TASK TO CARRY OUT
Reproduce all the material exactly, minus any pictures it holds.

DATA ENTRIES

■ ■ ■

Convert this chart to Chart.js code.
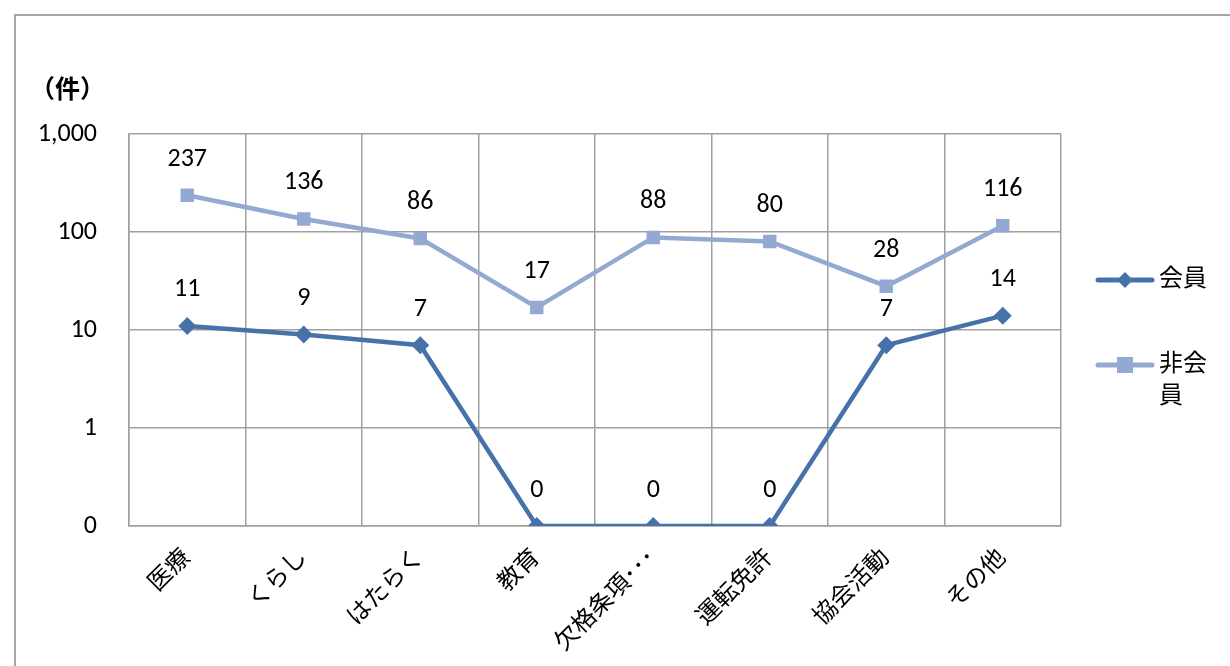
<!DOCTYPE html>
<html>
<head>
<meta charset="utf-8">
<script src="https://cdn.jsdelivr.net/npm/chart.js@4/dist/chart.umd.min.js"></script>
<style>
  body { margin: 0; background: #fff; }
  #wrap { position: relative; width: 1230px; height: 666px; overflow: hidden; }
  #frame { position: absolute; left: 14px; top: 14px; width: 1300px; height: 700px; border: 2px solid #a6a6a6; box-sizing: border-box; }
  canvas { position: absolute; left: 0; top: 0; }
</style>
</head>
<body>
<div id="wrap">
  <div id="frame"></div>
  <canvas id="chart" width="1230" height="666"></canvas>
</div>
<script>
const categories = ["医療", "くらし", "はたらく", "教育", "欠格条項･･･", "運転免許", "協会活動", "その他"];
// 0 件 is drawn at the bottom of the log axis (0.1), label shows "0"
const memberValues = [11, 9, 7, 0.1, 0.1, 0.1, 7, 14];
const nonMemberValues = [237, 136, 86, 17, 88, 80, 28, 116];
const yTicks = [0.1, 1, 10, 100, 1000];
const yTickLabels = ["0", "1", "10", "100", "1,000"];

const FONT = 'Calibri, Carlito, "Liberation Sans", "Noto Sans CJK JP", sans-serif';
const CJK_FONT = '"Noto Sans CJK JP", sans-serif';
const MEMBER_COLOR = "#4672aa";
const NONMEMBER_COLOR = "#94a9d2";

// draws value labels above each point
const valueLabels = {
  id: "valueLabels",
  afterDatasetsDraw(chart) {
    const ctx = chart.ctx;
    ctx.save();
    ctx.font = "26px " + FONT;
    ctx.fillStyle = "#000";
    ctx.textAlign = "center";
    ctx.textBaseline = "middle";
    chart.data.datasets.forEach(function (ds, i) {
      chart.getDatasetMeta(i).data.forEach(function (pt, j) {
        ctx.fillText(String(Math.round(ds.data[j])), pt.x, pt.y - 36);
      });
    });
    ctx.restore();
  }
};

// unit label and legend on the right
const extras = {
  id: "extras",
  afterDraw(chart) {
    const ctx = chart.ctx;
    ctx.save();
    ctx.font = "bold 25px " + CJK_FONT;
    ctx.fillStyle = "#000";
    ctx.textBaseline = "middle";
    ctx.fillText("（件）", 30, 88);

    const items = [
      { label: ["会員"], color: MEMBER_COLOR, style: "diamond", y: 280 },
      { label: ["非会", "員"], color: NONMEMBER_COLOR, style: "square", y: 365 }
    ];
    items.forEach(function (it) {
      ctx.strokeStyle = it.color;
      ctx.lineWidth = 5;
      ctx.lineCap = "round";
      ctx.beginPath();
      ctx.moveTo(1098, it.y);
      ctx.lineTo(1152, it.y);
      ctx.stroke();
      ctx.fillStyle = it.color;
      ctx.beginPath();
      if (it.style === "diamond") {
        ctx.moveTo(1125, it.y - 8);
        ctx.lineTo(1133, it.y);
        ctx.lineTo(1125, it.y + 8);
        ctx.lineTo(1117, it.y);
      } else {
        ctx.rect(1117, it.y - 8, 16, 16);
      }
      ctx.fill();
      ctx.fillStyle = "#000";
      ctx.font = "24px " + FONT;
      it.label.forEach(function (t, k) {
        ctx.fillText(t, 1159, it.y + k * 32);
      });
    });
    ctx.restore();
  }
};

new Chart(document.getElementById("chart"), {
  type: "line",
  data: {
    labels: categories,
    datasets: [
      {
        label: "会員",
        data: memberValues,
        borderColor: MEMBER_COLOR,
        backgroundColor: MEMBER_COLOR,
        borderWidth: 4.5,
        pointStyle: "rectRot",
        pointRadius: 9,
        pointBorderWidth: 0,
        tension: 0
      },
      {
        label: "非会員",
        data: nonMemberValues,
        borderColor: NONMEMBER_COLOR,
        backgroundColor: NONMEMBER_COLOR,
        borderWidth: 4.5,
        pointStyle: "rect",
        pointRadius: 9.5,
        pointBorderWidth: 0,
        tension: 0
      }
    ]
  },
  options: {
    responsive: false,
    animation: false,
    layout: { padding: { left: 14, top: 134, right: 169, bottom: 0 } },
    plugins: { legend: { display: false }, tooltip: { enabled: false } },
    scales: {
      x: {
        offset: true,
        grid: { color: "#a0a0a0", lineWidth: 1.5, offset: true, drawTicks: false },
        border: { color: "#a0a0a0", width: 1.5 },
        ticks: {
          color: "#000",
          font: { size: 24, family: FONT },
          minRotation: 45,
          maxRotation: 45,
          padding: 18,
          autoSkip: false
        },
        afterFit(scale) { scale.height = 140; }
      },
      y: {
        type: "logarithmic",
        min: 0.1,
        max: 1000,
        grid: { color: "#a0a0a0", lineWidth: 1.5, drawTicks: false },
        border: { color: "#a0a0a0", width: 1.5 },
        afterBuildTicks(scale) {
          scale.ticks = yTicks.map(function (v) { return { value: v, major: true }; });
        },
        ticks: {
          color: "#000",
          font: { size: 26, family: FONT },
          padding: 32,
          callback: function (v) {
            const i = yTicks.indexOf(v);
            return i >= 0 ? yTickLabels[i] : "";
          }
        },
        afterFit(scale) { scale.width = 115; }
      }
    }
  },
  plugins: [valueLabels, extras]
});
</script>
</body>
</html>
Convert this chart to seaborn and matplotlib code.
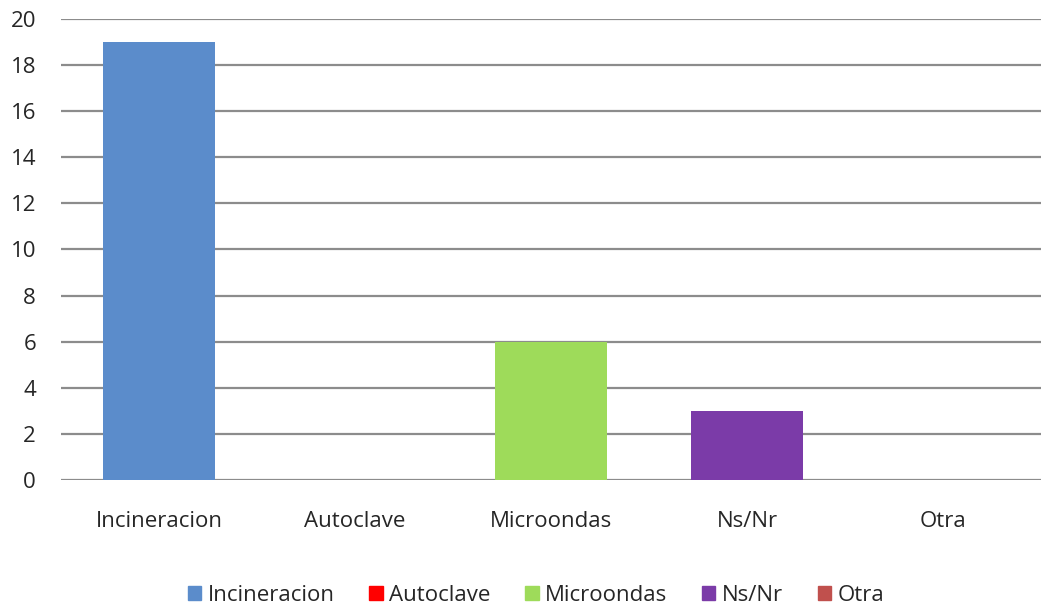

■ ■ ■

PROBLEM SOLUTION
Convert this chart to Chart.js code.
<!DOCTYPE html>
<html>
<head>
<meta charset="utf-8">
<script src="https://cdn.jsdelivr.net/npm/chart.js@4/dist/chart.umd.min.js"></script>
<style>
  body { margin: 0; background: #fff; }
  #wrap { position: relative; width: 1230px; height: 666px; overflow: hidden; }
  #frame { position: absolute; left: 14px; top: 14px; width: 1300px; height: 700px; border: 2px solid #a6a6a6; box-sizing: border-box; }
  canvas { position: absolute; left: 0; top: 0; }
</style>
</head>
<body>
<div id="wrap">
  <div id="frame"></div>
  <canvas id="chart" width="1230" height="666"></canvas>
</div>
<script>
const categories = ["医療", "くらし", "はたらく", "教育", "欠格条項･･･", "運転免許", "協会活動", "その他"];
// 0 件 is drawn at the bottom of the log axis (0.1), label shows "0"
const memberValues = [11, 9, 7, 0.1, 0.1, 0.1, 7, 14];
const nonMemberValues = [237, 136, 86, 17, 88, 80, 28, 116];
const yTicks = [0.1, 1, 10, 100, 1000];
const yTickLabels = ["0", "1", "10", "100", "1,000"];

const FONT = 'Calibri, Carlito, "Liberation Sans", "Noto Sans CJK JP", sans-serif';
const CJK_FONT = '"Noto Sans CJK JP", sans-serif';
const MEMBER_COLOR = "#4672aa";
const NONMEMBER_COLOR = "#94a9d2";

// draws value labels above each point
const valueLabels = {
  id: "valueLabels",
  afterDatasetsDraw(chart) {
    const ctx = chart.ctx;
    ctx.save();
    ctx.font = "26px " + FONT;
    ctx.fillStyle = "#000";
    ctx.textAlign = "center";
    ctx.textBaseline = "middle";
    chart.data.datasets.forEach(function (ds, i) {
      chart.getDatasetMeta(i).data.forEach(function (pt, j) {
        ctx.fillText(String(Math.round(ds.data[j])), pt.x, pt.y - 36);
      });
    });
    ctx.restore();
  }
};

// unit label and legend on the right
const extras = {
  id: "extras",
  afterDraw(chart) {
    const ctx = chart.ctx;
    ctx.save();
    ctx.font = "bold 25px " + CJK_FONT;
    ctx.fillStyle = "#000";
    ctx.textBaseline = "middle";
    ctx.fillText("（件）", 30, 88);

    const items = [
      { label: ["会員"], color: MEMBER_COLOR, style: "diamond", y: 280 },
      { label: ["非会", "員"], color: NONMEMBER_COLOR, style: "square", y: 365 }
    ];
    items.forEach(function (it) {
      ctx.strokeStyle = it.color;
      ctx.lineWidth = 5;
      ctx.lineCap = "round";
      ctx.beginPath();
      ctx.moveTo(1098, it.y);
      ctx.lineTo(1152, it.y);
      ctx.stroke();
      ctx.fillStyle = it.color;
      ctx.beginPath();
      if (it.style === "diamond") {
        ctx.moveTo(1125, it.y - 8);
        ctx.lineTo(1133, it.y);
        ctx.lineTo(1125, it.y + 8);
        ctx.lineTo(1117, it.y);
      } else {
        ctx.rect(1117, it.y - 8, 16, 16);
      }
      ctx.fill();
      ctx.fillStyle = "#000";
      ctx.font = "24px " + FONT;
      it.label.forEach(function (t, k) {
        ctx.fillText(t, 1159, it.y + k * 32);
      });
    });
    ctx.restore();
  }
};

new Chart(document.getElementById("chart"), {
  type: "line",
  data: {
    labels: categories,
    datasets: [
      {
        label: "会員",
        data: memberValues,
        borderColor: MEMBER_COLOR,
        backgroundColor: MEMBER_COLOR,
        borderWidth: 4.5,
        pointStyle: "rectRot",
        pointRadius: 9,
        pointBorderWidth: 0,
        tension: 0
      },
      {
        label: "非会員",
        data: nonMemberValues,
        borderColor: NONMEMBER_COLOR,
        backgroundColor: NONMEMBER_COLOR,
        borderWidth: 4.5,
        pointStyle: "rect",
        pointRadius: 9.5,
        pointBorderWidth: 0,
        tension: 0
      }
    ]
  },
  options: {
    responsive: false,
    animation: false,
    layout: { padding: { left: 14, top: 134, right: 169, bottom: 0 } },
    plugins: { legend: { display: false }, tooltip: { enabled: false } },
    scales: {
      x: {
        offset: true,
        grid: { color: "#a0a0a0", lineWidth: 1.5, offset: true, drawTicks: false },
        border: { color: "#a0a0a0", width: 1.5 },
        ticks: {
          color: "#000",
          font: { size: 24, family: FONT },
          minRotation: 45,
          maxRotation: 45,
          padding: 18,
          autoSkip: false
        },
        afterFit(scale) { scale.height = 140; }
      },
      y: {
        type: "logarithmic",
        min: 0.1,
        max: 1000,
        grid: { color: "#a0a0a0", lineWidth: 1.5, drawTicks: false },
        border: { color: "#a0a0a0", width: 1.5 },
        afterBuildTicks(scale) {
          scale.ticks = yTicks.map(function (v) { return { value: v, major: true }; });
        },
        ticks: {
          color: "#000",
          font: { size: 26, family: FONT },
          padding: 32,
          callback: function (v) {
            const i = yTicks.indexOf(v);
            return i >= 0 ? yTickLabels[i] : "";
          }
        },
        afterFit(scale) { scale.width = 115; }
      }
    }
  },
  plugins: [valueLabels, extras]
});
</script>
</body>
</html>
Convert this chart to seaborn and matplotlib code.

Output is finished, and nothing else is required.